The set contained safety googles, plastic beakers and a mat, but the idea was that the chemicals would be sorted from everyday products you might have in the kitchen.

This is a far cry, as many have bemoaned, from its chemistry set ancestors, where hazardous chemicals and potential explosions were all part of the joy of owning a home chemistry set. The Age of Health and Safety and Litigation is usually blamed for its demise.

How did the chemistry set enter the home as a recreational pastime?

The chemistry set partly originates from the portable laboratories owned by natural philosophers and physicians in the late 18th century. The Science Museum has a fine example of one of these from the early 20th-century, owned by the Scottish doctor and neurologist, Alexander Bruce.

Another root was the Enlightenment tradition of ‘rational amusements’ and ‘natural magic’. In the Victorian period, chemical ‘tricks’ and ‘magic’ became a sub-genre of conjuring, where handbooks aimed at children would contain experiments calling for sourcing chemicals from local suppliers.

In the early 20th century, Victorian cabinets of chemical amusements were recast as toys, but the tradition of ‘magic’ remained.

Stathams Chemical Magic chemistry set by Stathams Laboratories, London with instructions and cardboard case. Overhead view of whole object (open) against graduated grey background.
Stathams chemical magic’ set, 1930s

This set, ‘Stathams Chemical Magic’, contains a notice on the box lid informing its user that some chemicals have been excluded according to the Sale of Poisons Act (1933). But not all was lost for the young risk-seeking chemist, as these ‘chemicals could be purchased from any chemists upon signing the Poisons Book’.

Statham Laboratories was a long-running manufacturer of chemistry sets. The firm was founded in 1835 as ‘William Edward Statham and Son’, druggist to the Royal Household. They introduced their first set in 1839 called ‘Statham’s Students’ Chemical Laboratory’, which remained on sale until 1900.

The Science Museum has one dating from around the 1870s, complete with (now carefully managed) hazardous substances.
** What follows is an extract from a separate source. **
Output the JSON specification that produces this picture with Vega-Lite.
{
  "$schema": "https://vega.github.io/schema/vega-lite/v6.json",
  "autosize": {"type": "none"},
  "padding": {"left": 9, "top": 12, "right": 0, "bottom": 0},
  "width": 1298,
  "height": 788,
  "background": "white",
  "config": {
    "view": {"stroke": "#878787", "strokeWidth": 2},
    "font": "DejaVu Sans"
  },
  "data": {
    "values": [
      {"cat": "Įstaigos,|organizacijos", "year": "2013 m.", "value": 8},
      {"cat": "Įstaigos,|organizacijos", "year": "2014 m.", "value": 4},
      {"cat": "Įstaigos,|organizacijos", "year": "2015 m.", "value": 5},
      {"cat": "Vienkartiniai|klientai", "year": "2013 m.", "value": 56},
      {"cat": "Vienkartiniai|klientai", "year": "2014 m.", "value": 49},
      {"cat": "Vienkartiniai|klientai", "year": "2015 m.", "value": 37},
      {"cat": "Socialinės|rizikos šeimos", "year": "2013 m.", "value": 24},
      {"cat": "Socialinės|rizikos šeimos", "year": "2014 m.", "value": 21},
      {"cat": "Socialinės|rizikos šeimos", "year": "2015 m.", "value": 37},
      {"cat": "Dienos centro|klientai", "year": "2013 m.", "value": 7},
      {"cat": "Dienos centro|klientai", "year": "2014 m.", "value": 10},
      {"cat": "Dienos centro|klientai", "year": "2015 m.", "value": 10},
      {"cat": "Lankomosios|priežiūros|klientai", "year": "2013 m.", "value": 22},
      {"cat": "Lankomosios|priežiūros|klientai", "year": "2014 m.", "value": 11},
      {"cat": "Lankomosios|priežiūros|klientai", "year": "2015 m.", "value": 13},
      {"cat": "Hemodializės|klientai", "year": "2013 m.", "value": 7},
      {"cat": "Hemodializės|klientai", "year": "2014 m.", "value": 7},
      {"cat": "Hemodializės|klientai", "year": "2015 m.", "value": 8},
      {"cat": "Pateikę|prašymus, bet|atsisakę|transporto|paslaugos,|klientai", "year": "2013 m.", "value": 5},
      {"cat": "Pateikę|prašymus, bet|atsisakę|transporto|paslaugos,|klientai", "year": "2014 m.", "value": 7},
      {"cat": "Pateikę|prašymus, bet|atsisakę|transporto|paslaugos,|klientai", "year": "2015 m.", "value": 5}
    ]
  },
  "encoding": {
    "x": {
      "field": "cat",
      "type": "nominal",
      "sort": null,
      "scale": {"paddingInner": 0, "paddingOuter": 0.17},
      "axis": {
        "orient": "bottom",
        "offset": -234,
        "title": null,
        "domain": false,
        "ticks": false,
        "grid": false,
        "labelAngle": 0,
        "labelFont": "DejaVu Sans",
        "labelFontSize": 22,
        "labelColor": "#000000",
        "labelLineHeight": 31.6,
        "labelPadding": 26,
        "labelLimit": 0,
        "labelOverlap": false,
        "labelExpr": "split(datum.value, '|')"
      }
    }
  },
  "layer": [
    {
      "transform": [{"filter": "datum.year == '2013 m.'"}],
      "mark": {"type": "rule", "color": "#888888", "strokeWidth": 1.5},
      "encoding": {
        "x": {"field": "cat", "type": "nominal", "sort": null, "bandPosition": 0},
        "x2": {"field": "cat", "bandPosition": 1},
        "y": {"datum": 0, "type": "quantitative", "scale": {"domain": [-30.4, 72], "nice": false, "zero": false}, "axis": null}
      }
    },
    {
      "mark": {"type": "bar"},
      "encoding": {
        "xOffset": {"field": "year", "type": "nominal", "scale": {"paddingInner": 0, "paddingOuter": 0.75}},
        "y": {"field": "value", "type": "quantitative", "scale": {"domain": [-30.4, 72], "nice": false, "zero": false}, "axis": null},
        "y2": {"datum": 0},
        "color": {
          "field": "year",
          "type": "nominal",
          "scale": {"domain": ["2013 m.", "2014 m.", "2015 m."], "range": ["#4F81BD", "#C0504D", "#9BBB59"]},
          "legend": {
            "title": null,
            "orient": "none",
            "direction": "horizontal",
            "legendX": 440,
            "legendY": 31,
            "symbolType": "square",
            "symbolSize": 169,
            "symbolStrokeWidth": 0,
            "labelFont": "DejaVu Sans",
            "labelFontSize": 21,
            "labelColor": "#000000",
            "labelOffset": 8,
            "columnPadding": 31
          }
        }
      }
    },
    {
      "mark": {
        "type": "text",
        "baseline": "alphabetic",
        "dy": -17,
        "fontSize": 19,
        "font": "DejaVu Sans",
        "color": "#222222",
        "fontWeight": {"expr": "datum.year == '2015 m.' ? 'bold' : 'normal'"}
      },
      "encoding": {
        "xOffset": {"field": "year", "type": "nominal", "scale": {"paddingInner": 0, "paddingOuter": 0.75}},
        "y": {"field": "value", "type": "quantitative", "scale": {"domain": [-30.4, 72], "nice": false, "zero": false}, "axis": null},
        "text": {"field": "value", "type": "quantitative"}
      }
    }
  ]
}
Statham’s ‘Students’ chemical laboratory’, c. 1870s
Statham’s ‘Students’ chemical laboratory’, c. 1870s

Chemistry sets boomed in the middle decades of the twentieth century. They were almost invariably marketed at boys, reflecting the gender politics of science at the time.

But that’s not to say girls didn’t encounter them at all. Dorothy Hodgkin was given one by a family friend, Sudan’s government chemist A. F. Joseph, at the age of 10, which would form the basis of her childhood laboratory in her home’s attic.
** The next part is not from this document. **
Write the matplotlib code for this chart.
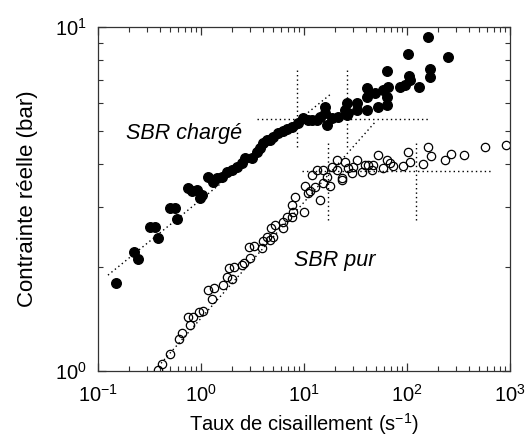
import matplotlib
matplotlib.use("Agg")
import matplotlib.pyplot as plt
from matplotlib.ticker import LogLocator, NullFormatter

plt.rcParams['font.family'] = ['Liberation Sans', 'DejaVu Sans']
plt.rcParams['mathtext.fontset'] = 'custom'
plt.rcParams['mathtext.rm'] = 'Liberation Sans'
plt.rcParams['mathtext.it'] = 'Liberation Sans:italic'
plt.rcParams['mathtext.default'] = 'regular'
plt.rcParams['axes.unicode_minus'] = False

# SBR chargé (filled)
charge_x = [0.150, 0.224, 0.244, 0.320, 0.357, 0.383, 0.500, 0.560, 0.585, 0.748,
            0.818, 0.914, 0.978, 1.02, 1.17, 1.31, 1.43, 1.60, 1.79, 2.00,
            2.24, 2.50, 2.67, 3.13, 3.50, 3.74, 4.00, 4.38, 4.68, 5.00,
            5.60, 6.26, 6.84, 7.65, 8.74, 9.78, 10.9, 12.0, 13.4, 14.3,
            16.0, 16.0, 16.7, 18.7, 21.4, 25.0, 26.1, 26.1, 26.7, 32.7,
            32.7, 40.9, 40.9, 40.9, 48.9, 52.3, 58.5, 64.0, 64.0, 65.4,
            64.0, 85.5, 95.7, 105, 107, 102, 131, 167, 167, 160, 250]
charge_y = [1.80, 2.22, 2.12, 2.62, 2.62, 2.44, 2.98, 2.98, 2.77, 3.40,
            3.34, 3.36, 3.18, 3.25, 3.66, 3.54, 3.64, 3.66, 3.79, 3.84,
            3.92, 4.02, 4.16, 4.16, 4.33, 4.45, 4.60, 4.69, 4.69, 4.79,
            4.92, 4.99, 5.05, 5.12, 5.26, 5.44, 5.37, 5.37, 5.37, 5.47,
            5.85, 5.62, 5.19, 5.44, 5.47, 5.74, 6.01, 5.55, 5.62, 6.01,
            5.74, 6.65, 6.26, 5.74, 6.43, 5.85, 6.56, 6.26, 5.93, 6.69,
            7.45, 6.69, 6.78, 7.20, 7.01, 8.35, 6.69, 7.55, 7.16, 9.35, 8.18]

# SBR pur (open)
pur_x = [0.383, 0.418, 0.500, 0.611, 0.654, 0.782, 0.748, 0.836, 0.957, 1.05,
         1.28, 1.17, 1.34, 1.64, 1.79, 2.00, 1.87, 2.09, 2.50, 2.61,
         2.99, 2.92, 3.27, 3.91, 4.00, 4.38, 5.00, 4.68, 4.79, 5.23,
         6.26, 6.26, 6.84, 7.65, 7.82, 10.0, 7.65, 8.18, 10.9, 11.4,
         10.2, 12.8, 14.3, 15.3, 17.9, 23.4, 12.0, 13.4, 15.3, 16.7,
         18.7, 20.9, 20.9, 25.0, 23.4, 26.7, 29.2, 32.7, 29.9, 36.6,
         39.1, 41.8, 45.7, 46.8, 52.3, 58.5, 64.0, 68.4, 73.1, 91.4,
         102, 107, 143, 160, 171, 234, 267, 357, 571, 914]
pur_y = [1.01, 1.05, 1.12, 1.24, 1.29, 1.36, 1.44, 1.44, 1.48, 1.49,
         1.62, 1.72, 1.74, 1.78, 1.88, 1.85, 1.99, 2.01, 2.03, 2.06,
         2.13, 2.29, 2.31, 2.28, 2.39, 2.45, 2.45, 2.40, 2.60, 2.66,
         2.60, 2.71, 2.80, 2.80, 2.90, 2.90, 3.04, 3.20, 3.29, 3.33,
         3.45, 3.43, 3.14, 3.52, 3.45, 3.59, 3.71, 3.84, 3.84, 3.66,
         3.92, 3.84, 4.11, 4.05, 3.64, 3.89, 3.76, 4.11, 3.92, 3.79,
         3.97, 3.97, 3.84, 3.97, 4.25, 3.89, 4.11, 4.02, 3.94, 3.94,
         4.33, 4.05, 4.00, 4.48, 4.22, 4.11, 4.27, 4.25, 4.48, 4.54]

# dotted guide lines (x pairs, y pairs)
fit_charge_x = [0.125, 18.7]
fit_charge_y = [1.90, 6.43]
fit_pur_x = [0.383, 48.9]
fit_pur_y = [1.03, 5.29]
h_charge_x = [3.50, 167]
h_charge_y = [5.40, 5.40]
v_charge_xs = [8.55, 26.1]
v_charge_y = [4.48, 7.60]
h_pur_x = [9.57, 668]
h_pur_y = [3.81, 3.81]
v_pur_xs = [17.1, 122]
v_pur_y = [2.75, 4.69]

fig = plt.figure(figsize=(5.28, 4.44), dpi=100)
ax = fig.add_axes([0.1856, 0.1644, 0.7804, 0.7746])

dot = dict(color='black', linewidth=1.0, linestyle=(0, (1, 2.2)))
ax.plot(fit_charge_x, fit_charge_y, **dot)
ax.plot(fit_pur_x, fit_pur_y, **dot)
ax.plot(h_charge_x, h_charge_y, **dot)
for xv in v_charge_xs:
    ax.plot([xv, xv], v_charge_y, **dot)
ax.plot(h_pur_x, h_pur_y, **dot)
for xv in v_pur_xs:
    ax.plot([xv, xv], v_pur_y, **dot)

ax.plot(charge_x, charge_y, 'o', color='black', markersize=6.9, linestyle='none')
ax.plot(pur_x, pur_y, 'o', markerfacecolor='none', markeredgecolor='black',
        markeredgewidth=0.9, markersize=6.0, linestyle='none')

ax.set_xscale('log')
ax.set_yscale('log')
ax.set_xlim(0.1, 1000)
ax.set_ylim(1, 10)

ax.xaxis.set_major_locator(LogLocator(base=10, numticks=10))
ax.xaxis.set_minor_locator(LogLocator(base=10, subs=range(2, 10), numticks=20))
ax.xaxis.set_minor_formatter(NullFormatter())
ax.yaxis.set_major_locator(LogLocator(base=10, numticks=10))
ax.yaxis.set_minor_locator(LogLocator(base=10, subs=range(2, 10), numticks=20))
ax.yaxis.set_minor_formatter(NullFormatter())

ax.tick_params(which='both', direction='in', top=True, right=True, labelsize=14.5, color='#333333')
ax.tick_params(which='major', length=6, width=0.9)
ax.tick_params(axis='x', which='major', pad=9)
ax.tick_params(axis='y', which='major', pad=8)
ax.tick_params(which='minor', length=3.5, width=0.8)
for s in ax.spines.values():
    s.set_linewidth(0.9)
    s.set_color('#333333')

ax.set_xlabel('Taux de cisaillement (s$^{-1}$)', fontsize=14.5, labelpad=4)
ax.set_ylabel('Contrainte réelle (bar)', fontsize=16, labelpad=12)

ax.text(0.187, 4.92, 'SBR chargé', fontsize=15.5, style='italic', ha='left', va='center')
ax.text(8.0, 2.10, 'SBR pur', fontsize=15.5, style='italic', ha='left', va='center')

fig.savefig('out.png', dpi=100)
Rosalind Henley, a lesser known chemist, set-up her childhood set in the stables of her home: ‘The inhabitants [horses?] … were not only alarmed by the smells … I remember at least one explosion that came quite close to a disaster’.

Basements, attics, garages and sheds were the spaces where home chemistry took place.

Many Nobel laureates cite chemistry sets as the catalyst for their careers. It has become such a trope of scientific biography that chemists feel the need to admit if they haven’t had such an experience, as Sally Horrocks has found working on the British Library’s voices of science project.

The 1970s witnessed a decline in the chemistry set, in the wake of increasing environmental concerns around the chemical industry and new legislation in health and safety.

New Scientist published a damning review of two sets in 1976, which included one we have in the collection: Merit’s Chemistry’s Set 2.

Merit chemistry set, 1967-1975
Merit chemistry set, 1967-1975

It is ‘almost unbelievably old fashioned’, they wrote. ‘The cover picture shows a schoolboy with clothes and hair style of 1935, and without safety spectacles, laboratory coat or even apron’.

As well as lacking in safety instructions, the set’s handbook was judged to be inadequate in terms of education and also ‘a bore’.

In recent years there has been somewhat of a re-emergence of chemistry sets, with some of the more high-end examples including glassware and actual chemicals. For those budding Heston Blumenthal children who want to go down a molecular gastronomy route, there are even sets for them too, bringing a whole new meaning to ‘kitchen chemistry’.